Description
In this dissertation, we first develop theoretical insight into the nature of resonance frequency and bandwidth enhancement, attempting to correlate the two. We describe the fundamental limit of resonance frequency enhancement and generalize these results to oscillators of all kinds. Using these theoretical trends, we optimized the injection locking performance of 1550 nm distributed feedback lasers. We report a high-speed resonance frequency of 72 GHz and a 3-dB modulation bandwidth of 44 GHz. These are the highest reported resonance frequency and 3-dB bandwidth of any directly-modulated semiconductor laser, respectively.

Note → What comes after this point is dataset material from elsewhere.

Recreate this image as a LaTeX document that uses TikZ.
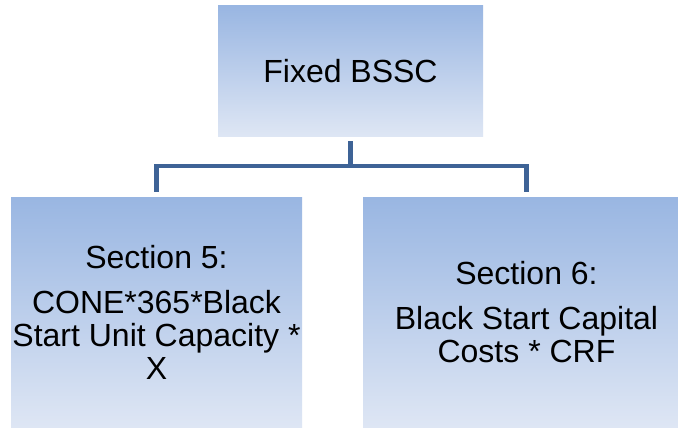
\documentclass[tikz,border=0pt]{standalone}
\usepackage{fontspec}
\setmainfont{Liberation Sans}
\definecolor{boxtop}{RGB}{153,182,226}
\definecolor{boxbottom}{RGB}{222,230,244}
\definecolor{linkblue}{RGB}{62,99,150}
\begin{document}
\begin{tikzpicture}[x=1pt,y=-1pt,
  box/.style={rectangle, inner sep=0pt, top color=boxtop, bottom color=boxbottom,
    draw=none, align=center, font=\fontsize{32}{33}\selectfont},
  conn/.style={draw=linkblue, line width=4.5pt}]
  \path[use as bounding box, clip] (0,0) rectangle (678,428);
  \fill[white] (0,0) rectangle (678,428);

  % boxes
  \node[box, minimum width=265pt, minimum height=130pt] (top) at (350.5,71) {Fixed BSSC};
  \node[box, minimum width=291pt, minimum height=230pt] (left) at (156.5,312)
    {Section 5:\\[12pt]CONE*365*Black\\Start Unit Capacity *\\X};
  \node[box, minimum width=327pt, minimum height=230pt] (right) at (526.5,312)
    {Section 6:\\[12pt]Black Start Capital\\Costs * CRF};

  % connector tree
  \coordinate (bus) at (350.5,166);
  \draw[conn] ([yshift=-5pt]top.south) -- (bus);
  \draw[conn] ([yshift=5pt]left.north) |- (bus) -| ([yshift=5pt]right.north);
\end{tikzpicture}
\end{document}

Direct measurement of laser frequency response is often limited by the bandwidth of photodetectors and network analyzers. In order to measure frequencies above our detection equipment limit (50 GHz), we develop a new optical heterodyne technique that can detect arbitrarily-high modulation frequencies. This technique, in contrast to previous heterodyne methods, does not require stable frequency solid-state lasers and can be used to test telecom-wavelength lasers.

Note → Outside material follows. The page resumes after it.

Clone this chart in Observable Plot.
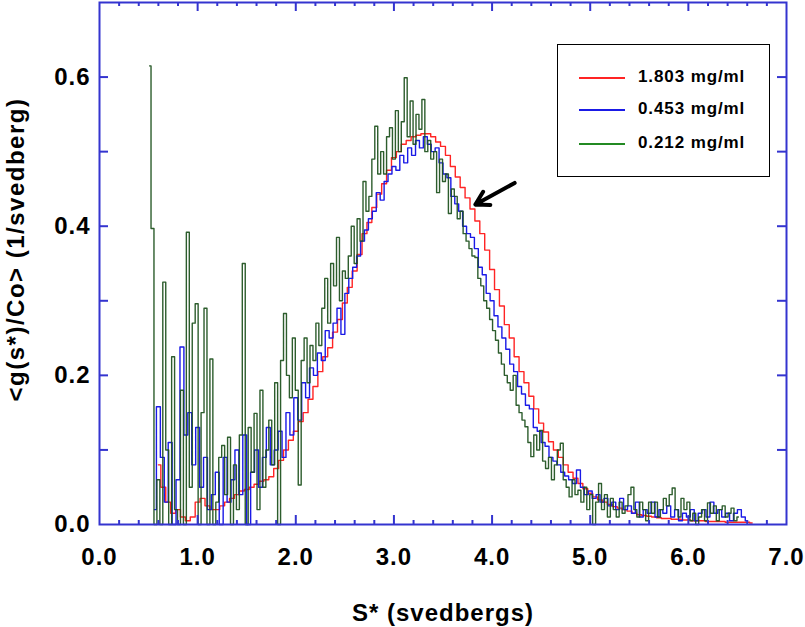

Finally, we discuss a new modulation technique, where the master is modulated rather than the slave. This technique has many applications, such as residual amplitude modulation reduction, frequency modulation regeneration, and frequency discrimination. We demonstrate the latter experimentally, achieving 0.88 mW/GHz frequency-to-amplitude conversion. Additionally, we develop the basis for the theory that governs these techniques and find the theory in good agreement with our experiments.